___ Information shown
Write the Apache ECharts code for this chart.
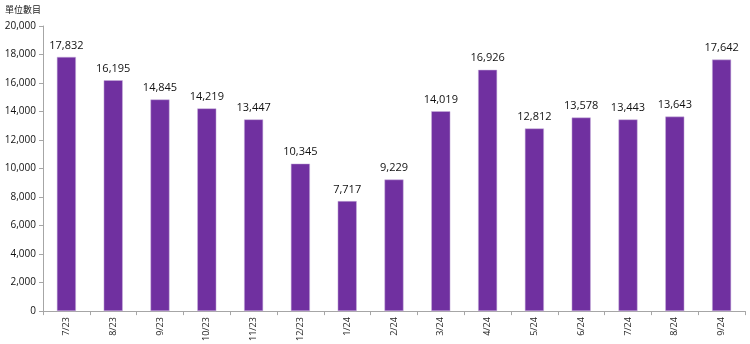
<!DOCTYPE html>
<html><head><meta charset="utf-8">
<script src="https://cdn.jsdelivr.net/npm/echarts@6/dist/echarts.min.js"></script>
<style>html,body{margin:0;padding:0;background:#fff}#c{width:750px;height:344px}</style>
</head><body><div id="c"></div>
<script>
const categories = ['7/23','8/23','9/23','10/23','11/23','12/23','1/24','2/24','3/24','4/24','5/24','6/24','7/24','8/24','9/24'];
const values = [17832,16195,14845,14219,13447,10345,7717,9229,14019,16926,12812,13578,13443,13643,17642];
const unitLabel = '單位數目';
const chart = echarts.init(document.getElementById('c'));
chart.setOption({
  animation:false,
  textStyle:{fontFamily:'"Open Sans","Noto Sans CJK TC",sans-serif'},
  title:{text:unitLabel,left:5,top:5,padding:0,textStyle:{fontSize:9,fontWeight:'normal',color:'#222',fontFamily:'"Noto Sans CJK TC",sans-serif'}},
  grid:{left:43,right:5,top:26,bottom:32},
  xAxis:{type:'category',data:categories,
    axisLine:{lineStyle:{color:'#a6a6a6'}},
    axisTick:{show:true,alignWithLabel:false,length:4,lineStyle:{color:'#a6a6a6'}},
    axisLabel:{rotate:90,fontSize:9,color:'#222',margin:6}},
  yAxis:{type:'value',min:0,max:20000,interval:2000,
    axisLine:{show:true,lineStyle:{color:'#a6a6a6'}},
    axisTick:{show:true,length:4,lineStyle:{color:'#a6a6a6'}},
    splitLine:{show:false},
    axisLabel:{fontSize:10,color:'#111',margin:7,formatter:v=>v.toLocaleString('en-US')}},
  series:[{type:'bar',data:values,barWidth:19,
    itemStyle:{color:'#7030A0',borderColor:'#c9b3dc',borderWidth:0.5},
    label:{show:true,position:'top',distance:6,fontSize:11,color:'#111',formatter:p=>p.value.toLocaleString('en-US')}}]
});
</script></body></html>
______
* **Written problem**:
With the pictures left out, transcribe the material exactly.

* **Written response**:
Write the Apache ECharts code for this chart.
<!DOCTYPE html>
<html><head><meta charset="utf-8">
<script src="https://cdn.jsdelivr.net/npm/echarts@6/dist/echarts.min.js"></script>
<style>html,body{margin:0;padding:0;background:#fff}#c{width:750px;height:344px}</style>
</head><body><div id="c"></div>
<script>
const categories = ['7/23','8/23','9/23','10/23','11/23','12/23','1/24','2/24','3/24','4/24','5/24','6/24','7/24','8/24','9/24'];
const values = [17832,16195,14845,14219,13447,10345,7717,9229,14019,16926,12812,13578,13443,13643,17642];
const unitLabel = '單位數目';
const chart = echarts.init(document.getElementById('c'));
chart.setOption({
  animation:false,
  textStyle:{fontFamily:'"Open Sans","Noto Sans CJK TC",sans-serif'},
  title:{text:unitLabel,left:5,top:5,padding:0,textStyle:{fontSize:9,fontWeight:'normal',color:'#222',fontFamily:'"Noto Sans CJK TC",sans-serif'}},
  grid:{left:43,right:5,top:26,bottom:32},
  xAxis:{type:'category',data:categories,
    axisLine:{lineStyle:{color:'#a6a6a6'}},
    axisTick:{show:true,alignWithLabel:false,length:4,lineStyle:{color:'#a6a6a6'}},
    axisLabel:{rotate:90,fontSize:9,color:'#222',margin:6}},
  yAxis:{type:'value',min:0,max:20000,interval:2000,
    axisLine:{show:true,lineStyle:{color:'#a6a6a6'}},
    axisTick:{show:true,length:4,lineStyle:{color:'#a6a6a6'}},
    splitLine:{show:false},
    axisLabel:{fontSize:10,color:'#111',margin:7,formatter:v=>v.toLocaleString('en-US')}},
  series:[{type:'bar',data:values,barWidth:19,
    itemStyle:{color:'#7030A0',borderColor:'#c9b3dc',borderWidth:0.5},
    label:{show:true,position:'top',distance:6,fontSize:11,color:'#111',formatter:p=>p.value.toLocaleString('en-US')}}]
});
</script></body></html>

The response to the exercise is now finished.